UNC's Roy Williams on AFAM controversy: It’s not a basketball issue

acarter@newsobserver.comJune 14, 2012 

— North Carolina coach Roy Williams said he has been saddened by academic improprieties that occurred within the African and Afro-American Studies department at North Carolina. But, Williams said on Thursday, “I strongly feel that that’s not a basketball issue.”

An internal investigation at UNC uncovered numerous academic improprieties in more than 50 courses in the AFAM department between 2007 and 2011. Some classes featured unauthorized grade changes, the investigation found, and other in instances classes provided little to no instruction.

Among the students enrolled in the classes were a high percentage of athletes, according to documents The News & Observer obtained through public records requests. In the 54 courses that the university found to be “aberrant and irregular,” 58 percent of the students were athletes.

More than 35 percent (246) of 686 students in those classes were football players, while 3.4 percent (23) were men’s basketball players.
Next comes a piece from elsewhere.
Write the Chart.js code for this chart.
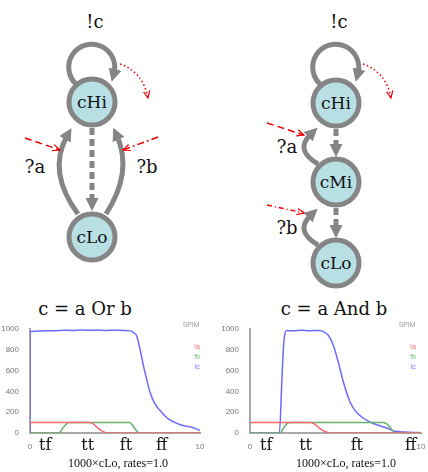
<!DOCTYPE html>
<html>
<head>
<meta charset="utf-8">
<script src="https://cdn.jsdelivr.net/npm/chart.js@4.4.1/dist/chart.umd.min.js"></script>
<style>
  body { margin: 0; background: #fff; }
  #page { position: relative; width: 428px; height: 472px; overflow: hidden; font-family: "DejaVu Serif", serif; }
  #page canvas, #page svg { position: absolute; }
  .txt { position: absolute; white-space: nowrap; transform: translate(-50%, -50%); color: #111; }
  .title { font-size: 18px; }
  .caption { font-family: "Liberation Serif", serif; font-size: 12px; }
</style>
</head>
<body>
<div id="page">
  <svg width="428" height="300" style="left:0;top:0" font-family="DejaVu Serif">
    <defs>
      <marker id="gh" viewBox="0 0 10 10" refX="3" refY="5" markerWidth="13" markerHeight="13" markerUnits="userSpaceOnUse" orient="auto">
        <path d="M0,0 L10,5 L0,10 z" fill="#858585"/>
      </marker>
      <marker id="rh" viewBox="0 0 10 10" refX="9" refY="5" markerWidth="8" markerHeight="8" markerUnits="userSpaceOnUse" orient="auto">
        <path d="M0,1 L9,5 L0,9" fill="none" stroke="#e00" stroke-width="1.5"/>
      </marker>
    </defs>
    <g fill="none" stroke="#858585" stroke-width="5">
      <!-- left diagram -->
      <path d="M76 84 A23 23 0 1 1 114 73" marker-end="url(#gh)"/>
      <path d="M92 128 L92 202" stroke-dasharray="7 4" marker-end="url(#gh)"/>
      <path d="M78 214 Q47 172 67 136" marker-end="url(#gh)"/>
      <path d="M106 214 Q133 172 117 136" marker-end="url(#gh)"/>
      <!-- right diagram -->
      <path d="M320 84 A23 23 0 1 1 358 73" marker-end="url(#gh)"/>
      <path d="M336 129 L336 148" stroke-dasharray="7 4" marker-end="url(#gh)"/>
      <path d="M336 208 L336 229" stroke-dasharray="7 4" marker-end="url(#gh)"/>
      <path d="M318 164 Q294 150 311 134" marker-end="url(#gh)"/>
      <path d="M318 245 Q294 231 311 215" marker-end="url(#gh)"/>
    </g>
    <g fill="#b8dfe3" stroke="#858585" stroke-width="5">
      <circle cx="92" cy="102" r="23"/>
      <circle cx="92" cy="237" r="23"/>
      <circle cx="336" cy="103" r="23"/>
      <circle cx="336" cy="182" r="23"/>
      <circle cx="336" cy="263" r="23"/>
    </g>
    <g fill="none" stroke="#e00" stroke-width="1.5">
      <path d="M25 138 L60 150" stroke-dasharray="7 4" marker-end="url(#rh)"/>
      <path d="M158 137 L123 150" stroke-dasharray="7 3 2 3" marker-end="url(#rh)"/>
      <path d="M120 64 Q143 72 148 98" stroke-dasharray="1.5 2.5" marker-end="url(#rh)"/>
      <path d="M267 123 L304 135" stroke-dasharray="7 4" marker-end="url(#rh)"/>
      <path d="M267 205 L304 213" stroke-dasharray="5 3 1 3" marker-end="url(#rh)"/>
      <path d="M363 64 Q386 72 391 98" stroke-dasharray="1.5 2.5" marker-end="url(#rh)"/>
    </g>
    <g fill="#111" font-size="18" text-anchor="middle">
      <text x="95" y="28">!c</text>
      <text x="35" y="173">?a</text>
      <text x="147" y="173">?b</text>
      <text x="339" y="28">!c</text>
      <text x="287" y="153">?a</text>
      <text x="287" y="234">?b</text>
    </g>
    <g fill="#111" font-size="17" text-anchor="middle">
      <text x="92" y="108">cHi</text>
      <text x="92" y="243">cLo</text>
      <text x="336" y="109">cHi</text>
      <text x="336" y="188">cMi</text>
      <text x="336" y="269">cLo</text>
    </g>
  </svg>

  <div class="txt title" style="left:85px;top:308px">c = a Or b</div>
  <div class="txt title" style="left:334px;top:308px">c = a And b</div>
  <canvas id="orChart" width="214" height="150" style="left:0;top:318px"></canvas>
  <canvas id="andChart" width="214" height="150" style="left:214px;top:318px"></canvas>
  <div class="txt caption" style="left:118px;top:463px">1000×cLo, rates=1.0</div>
  <div class="txt caption" style="left:346px;top:463px">1000×cLo, rates=1.0</div>
</div>

<script>
// c = a Or b
const orTimeA = [0, 3.5, 3.7, 3.9, 4.1, 4.3, 4.5, 10];
const orA = [100, 100, 90, 62, 35, 14, 0, 0];
const orTimeB = [0, 1.7, 1.9, 2.1, 2.3, 5.85, 6.0, 6.15, 6.3, 6.4, 10];
const orB = [0, 0, 40, 80, 100, 100, 80, 45, 15, 0, 0];
const orTimeC = [0, 0, 0.5, 1, 1.5, 2, 2.5, 3, 3.5, 4, 4.5, 5, 5.5, 5.9, 6.1, 6.27, 6.47, 6.67, 6.86, 7.06, 7.35, 7.75, 8.14, 8.73, 9.1, 9.51, 10];
const orC = [0, 975, 980, 984, 982, 988, 986, 990, 987, 991, 986, 989, 985, 982, 965, 936, 808, 648, 519, 391, 279, 199, 135, 87, 68, 55, 23];
const orCases = ["tf", "tt", "ft", "ff"];
const orCaseAt = [0.9, 3.4, 5.65, 7.75];

// c = a And b
const andTimeA = [0, 3.5, 3.75, 4.0, 4.25, 4.5, 4.7, 10];
const andA = [100, 100, 88, 55, 25, 8, 0, 0];
const andTimeB = [0, 1.75, 1.95, 2.15, 2.35, 7.75, 7.95, 8.15, 8.35, 8.5, 10];
const andB = [0, 0, 45, 88, 100, 100, 92, 62, 22, 0, 0];
const andTimeC = [0, 1.72, 1.85, 1.95, 2.05, 2.15, 2.5, 3, 3.5, 4, 4.3, 4.58, 4.87, 5.16, 5.46, 5.85, 6.14, 6.53, 7.02, 7.5, 8.0, 8.48, 9.06, 9.5, 10];
const andC = [0, 0, 450, 810, 960, 985, 982, 988, 984, 986, 975, 940, 843, 683, 490, 298, 218, 154, 106, 74, 48, 16, 10, 6, 3];
const andCases = ["tf", "tt", "ft", "ff"];
const andCaseAt = [0.95, 3.25, 6.25, 9.4];

const xTicks = [0, 10];
const yTicks = [0, 200, 400, 600, 800, 1000];
const seriesNames = ["!a", "!b", "!c"];
const seriesColors = ["#f06a6a", "#6ab06a", "#6b6bff"];

function pts(ts, vs) {
  return ts.map((t, i) => ({ x: t, y: vs[i] }));
}

// tf/tt/ft/ff under the x axis plus the little SPiM legend
const extras = {
  id: 'extras',
  afterDraw(chart, args, opts) {
    const c = chart.ctx, a = chart.chartArea, x = chart.scales.x;
    c.save();
    c.fillStyle = '#111';
    c.font = '16px "DejaVu Serif"';
    c.textAlign = 'center';
    c.textBaseline = 'alphabetic';
    opts.cases.forEach((s, i) => c.fillText(s, x.getPixelForValue(opts.at[i]), a.bottom + 17));
    c.font = '7px "Liberation Sans"';
    c.textBaseline = 'middle';
    c.fillStyle = '#999';
    c.fillText('SPiM', a.right - opts.lx - 6, a.top - 4);
    chart.data.datasets.forEach((d, i) => {
      c.fillStyle = d.borderColor;
      c.fillText(d.label, a.right - opts.lx, a.top + 18 + i * 10);
    });
    c.restore();
  }
};

function makeChart(id, series, cases, at, yWidth, padRight, lx) {
  new Chart(document.getElementById(id), {
    type: 'line',
    data: {
      datasets: series.map((s, i) => ({
        label: seriesNames[i],
        data: s,
        borderColor: seriesColors[i],
        borderWidth: 1.5,
        pointRadius: 0,
        cubicInterpolationMode: 'monotone',
        fill: false
      }))
    },
    options: {
      responsive: false,
      devicePixelRatio: 1,
      animation: false,
      layout: { padding: { top: 11, right: padRight, left: 0, bottom: 0 } },
      plugins: {
        legend: { display: false },
        tooltip: { enabled: false },
        extras: { cases: cases, at: at, lx: lx }
      },
      scales: {
        x: {
          type: 'linear', min: 0, max: 10,
          afterBuildTicks: s => { s.ticks = xTicks.map(v => ({ value: v })); },
          afterFit: s => { s.height = 35; },
          grid: { display: false },
          border: { display: true, color: '#a8a8a8', width: 2 },
          ticks: { font: { size: 8, family: 'Liberation Sans' }, color: '#777', padding: 1, maxRotation: 0, callback: v => String(v) }
        },
        y: {
          min: 0, max: 1000,
          afterBuildTicks: s => { s.ticks = yTicks.map(v => ({ value: v })); },
          afterFit: s => { s.width = yWidth; },
          grid: { display: false },
          border: { display: true, color: '#a8a8a8', width: 2 },
          ticks: { font: { size: 8, family: 'Liberation Sans' }, color: '#777', padding: 3, callback: v => String(v) }
        }
      }
    },
    plugins: [extras]
  });
}

makeChart('orChart',
  [pts(orTimeA, orA), pts(orTimeB, orB), pts(orTimeC, orC)],
  orCases, orCaseAt, 30, 14, 3);
makeChart('andChart',
  [pts(andTimeA, andA), pts(andTimeB, andB), pts(andTimeC, andC)],
  andCases, andCaseAt, 36, 7, 8);
</script>
</body>
</html>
UNC has maintained that students completed coursework in the classes, and the university’s investigation did not find that athletes received preferential treatment in the suspect courses.

One of the suspect courses featured 19 students, all of whom were football players. A single men's basketball player, meanwhile, comprised the entire enrollment of two other suspect classes.
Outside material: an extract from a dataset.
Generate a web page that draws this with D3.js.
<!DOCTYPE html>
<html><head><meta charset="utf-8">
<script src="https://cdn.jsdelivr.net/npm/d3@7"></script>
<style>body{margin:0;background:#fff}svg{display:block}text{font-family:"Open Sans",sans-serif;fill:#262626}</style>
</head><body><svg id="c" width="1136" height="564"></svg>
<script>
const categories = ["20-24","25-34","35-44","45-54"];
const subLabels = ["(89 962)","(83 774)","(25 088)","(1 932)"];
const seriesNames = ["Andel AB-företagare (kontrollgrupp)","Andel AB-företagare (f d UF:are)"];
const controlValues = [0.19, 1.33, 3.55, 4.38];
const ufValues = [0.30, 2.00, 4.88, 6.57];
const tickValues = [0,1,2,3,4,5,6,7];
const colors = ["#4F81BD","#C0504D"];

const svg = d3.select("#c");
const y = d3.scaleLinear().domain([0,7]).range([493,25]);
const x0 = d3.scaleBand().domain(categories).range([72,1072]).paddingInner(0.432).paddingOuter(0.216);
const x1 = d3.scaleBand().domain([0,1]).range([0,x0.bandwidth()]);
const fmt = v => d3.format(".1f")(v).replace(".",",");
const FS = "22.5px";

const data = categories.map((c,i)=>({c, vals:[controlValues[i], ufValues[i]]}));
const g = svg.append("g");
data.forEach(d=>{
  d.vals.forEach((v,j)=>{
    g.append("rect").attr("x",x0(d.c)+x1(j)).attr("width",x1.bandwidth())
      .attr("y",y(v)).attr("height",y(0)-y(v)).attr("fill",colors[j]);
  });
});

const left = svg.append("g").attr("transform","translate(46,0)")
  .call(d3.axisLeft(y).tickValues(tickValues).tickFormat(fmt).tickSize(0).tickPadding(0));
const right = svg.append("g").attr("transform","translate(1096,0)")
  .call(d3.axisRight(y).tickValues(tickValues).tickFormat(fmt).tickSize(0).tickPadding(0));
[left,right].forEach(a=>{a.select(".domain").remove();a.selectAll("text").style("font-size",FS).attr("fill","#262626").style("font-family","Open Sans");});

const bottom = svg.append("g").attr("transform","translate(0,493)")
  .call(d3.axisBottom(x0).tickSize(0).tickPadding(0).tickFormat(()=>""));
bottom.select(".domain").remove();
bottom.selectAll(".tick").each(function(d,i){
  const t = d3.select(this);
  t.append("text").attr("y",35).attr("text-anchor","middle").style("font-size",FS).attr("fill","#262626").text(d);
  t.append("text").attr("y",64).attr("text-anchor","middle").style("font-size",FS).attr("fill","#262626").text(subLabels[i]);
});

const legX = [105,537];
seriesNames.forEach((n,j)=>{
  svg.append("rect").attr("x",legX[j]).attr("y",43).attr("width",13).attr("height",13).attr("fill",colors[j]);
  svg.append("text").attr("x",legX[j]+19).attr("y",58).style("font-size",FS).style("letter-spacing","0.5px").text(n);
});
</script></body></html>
“I’m concerned about it because going all the way back to the NCAA stuff, I’ve said the same thing consistently – it’s a very sad time, OK,” Williams said. “But I strongly feel that that’s not a basketball issue. I’m in charge of the basketball program as much the chancellor and the athletic director allow me to be. And it’s not a basketball issue.”
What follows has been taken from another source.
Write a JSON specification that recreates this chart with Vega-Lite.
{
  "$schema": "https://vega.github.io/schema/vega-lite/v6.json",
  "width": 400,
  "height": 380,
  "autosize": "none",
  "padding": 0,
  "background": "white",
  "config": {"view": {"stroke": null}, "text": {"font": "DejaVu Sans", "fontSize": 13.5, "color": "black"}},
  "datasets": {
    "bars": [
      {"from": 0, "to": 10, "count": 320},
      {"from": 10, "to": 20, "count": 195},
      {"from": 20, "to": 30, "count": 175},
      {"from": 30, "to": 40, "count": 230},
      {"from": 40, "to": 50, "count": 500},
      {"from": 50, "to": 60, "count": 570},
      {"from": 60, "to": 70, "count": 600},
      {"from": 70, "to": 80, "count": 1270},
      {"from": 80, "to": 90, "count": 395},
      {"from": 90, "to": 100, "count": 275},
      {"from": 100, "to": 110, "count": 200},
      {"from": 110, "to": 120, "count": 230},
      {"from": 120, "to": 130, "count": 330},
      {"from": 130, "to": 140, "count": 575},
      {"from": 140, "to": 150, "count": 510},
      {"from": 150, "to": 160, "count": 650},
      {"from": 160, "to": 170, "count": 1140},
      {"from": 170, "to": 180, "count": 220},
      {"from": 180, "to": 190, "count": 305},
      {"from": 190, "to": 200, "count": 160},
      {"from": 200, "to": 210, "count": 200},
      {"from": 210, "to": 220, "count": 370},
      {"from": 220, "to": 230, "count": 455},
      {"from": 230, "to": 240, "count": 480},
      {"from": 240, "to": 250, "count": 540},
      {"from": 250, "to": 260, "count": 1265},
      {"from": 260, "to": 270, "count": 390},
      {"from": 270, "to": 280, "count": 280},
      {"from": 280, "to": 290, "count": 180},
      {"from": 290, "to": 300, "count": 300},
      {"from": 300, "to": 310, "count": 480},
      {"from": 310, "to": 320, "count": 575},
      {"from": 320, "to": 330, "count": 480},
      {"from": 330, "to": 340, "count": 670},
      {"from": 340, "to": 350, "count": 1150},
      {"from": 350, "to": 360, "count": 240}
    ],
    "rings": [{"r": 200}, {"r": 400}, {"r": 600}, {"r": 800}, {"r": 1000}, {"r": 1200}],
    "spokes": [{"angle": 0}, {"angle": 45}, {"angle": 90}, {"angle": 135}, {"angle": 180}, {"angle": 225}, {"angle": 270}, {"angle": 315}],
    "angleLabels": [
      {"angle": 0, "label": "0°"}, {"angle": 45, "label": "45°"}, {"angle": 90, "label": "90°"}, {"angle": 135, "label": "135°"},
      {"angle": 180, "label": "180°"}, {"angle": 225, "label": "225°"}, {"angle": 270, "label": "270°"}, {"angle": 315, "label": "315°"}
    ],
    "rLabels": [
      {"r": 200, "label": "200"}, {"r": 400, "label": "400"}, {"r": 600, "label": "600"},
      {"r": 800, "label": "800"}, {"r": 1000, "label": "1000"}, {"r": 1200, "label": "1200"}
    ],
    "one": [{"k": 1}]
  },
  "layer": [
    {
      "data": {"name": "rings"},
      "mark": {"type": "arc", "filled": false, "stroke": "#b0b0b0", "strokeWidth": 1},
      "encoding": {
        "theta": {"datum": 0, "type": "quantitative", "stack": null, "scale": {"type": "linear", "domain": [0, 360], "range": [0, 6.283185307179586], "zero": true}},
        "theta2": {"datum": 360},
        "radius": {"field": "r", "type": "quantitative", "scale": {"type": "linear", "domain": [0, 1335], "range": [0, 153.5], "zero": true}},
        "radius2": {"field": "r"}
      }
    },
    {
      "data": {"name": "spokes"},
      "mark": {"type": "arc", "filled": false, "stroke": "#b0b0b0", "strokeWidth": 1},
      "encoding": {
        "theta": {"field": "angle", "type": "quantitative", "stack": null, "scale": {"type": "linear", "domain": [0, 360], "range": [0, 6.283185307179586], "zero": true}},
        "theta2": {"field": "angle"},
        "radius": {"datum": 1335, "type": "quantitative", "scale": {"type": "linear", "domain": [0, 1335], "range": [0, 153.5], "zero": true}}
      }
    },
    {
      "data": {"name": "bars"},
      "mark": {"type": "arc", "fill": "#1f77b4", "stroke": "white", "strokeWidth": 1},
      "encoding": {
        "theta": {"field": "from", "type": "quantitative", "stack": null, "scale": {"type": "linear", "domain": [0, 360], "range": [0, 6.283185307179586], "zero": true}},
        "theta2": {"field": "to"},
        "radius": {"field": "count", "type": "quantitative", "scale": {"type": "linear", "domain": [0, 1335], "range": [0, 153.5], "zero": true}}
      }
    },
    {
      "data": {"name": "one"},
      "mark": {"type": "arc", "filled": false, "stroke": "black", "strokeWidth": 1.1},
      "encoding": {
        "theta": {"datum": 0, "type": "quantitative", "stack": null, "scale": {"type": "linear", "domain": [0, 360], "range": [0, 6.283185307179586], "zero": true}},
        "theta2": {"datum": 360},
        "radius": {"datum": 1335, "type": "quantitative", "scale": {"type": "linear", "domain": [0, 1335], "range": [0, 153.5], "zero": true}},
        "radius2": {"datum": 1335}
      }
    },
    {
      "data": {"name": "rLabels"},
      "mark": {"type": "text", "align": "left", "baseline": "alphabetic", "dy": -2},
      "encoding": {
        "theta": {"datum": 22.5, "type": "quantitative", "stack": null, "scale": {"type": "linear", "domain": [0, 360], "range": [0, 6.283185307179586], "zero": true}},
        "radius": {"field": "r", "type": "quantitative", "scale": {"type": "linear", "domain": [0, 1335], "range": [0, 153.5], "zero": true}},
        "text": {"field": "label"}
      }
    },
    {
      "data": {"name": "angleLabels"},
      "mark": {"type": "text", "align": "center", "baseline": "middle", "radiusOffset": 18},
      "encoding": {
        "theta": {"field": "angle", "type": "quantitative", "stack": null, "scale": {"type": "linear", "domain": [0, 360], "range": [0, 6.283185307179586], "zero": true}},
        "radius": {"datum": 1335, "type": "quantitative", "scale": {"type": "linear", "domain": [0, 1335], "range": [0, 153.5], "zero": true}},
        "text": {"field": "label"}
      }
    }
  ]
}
Williams said a given coach’s awareness of his players’ class schedule varies. But, Williams said, he is aware of the classes that his players take.

“I think it varies on a coach,” he said. “I mean, I’m pretty aware of what our guys are doing. And it’s not a basketball issue, guys. It is not a basketball issue. It’s a university issue.”

Still, Williams said he would continue to follow the investigation into the African and Afro-American Studies department.

“Regardless of what comes out, am I going to be interested? You’re darn right,” he said. “Am I going to be sad if some negative thing comes out? You’re darn right. But … am I worried about it? I’m worried about it from a university issue, but not from a basketball issue.”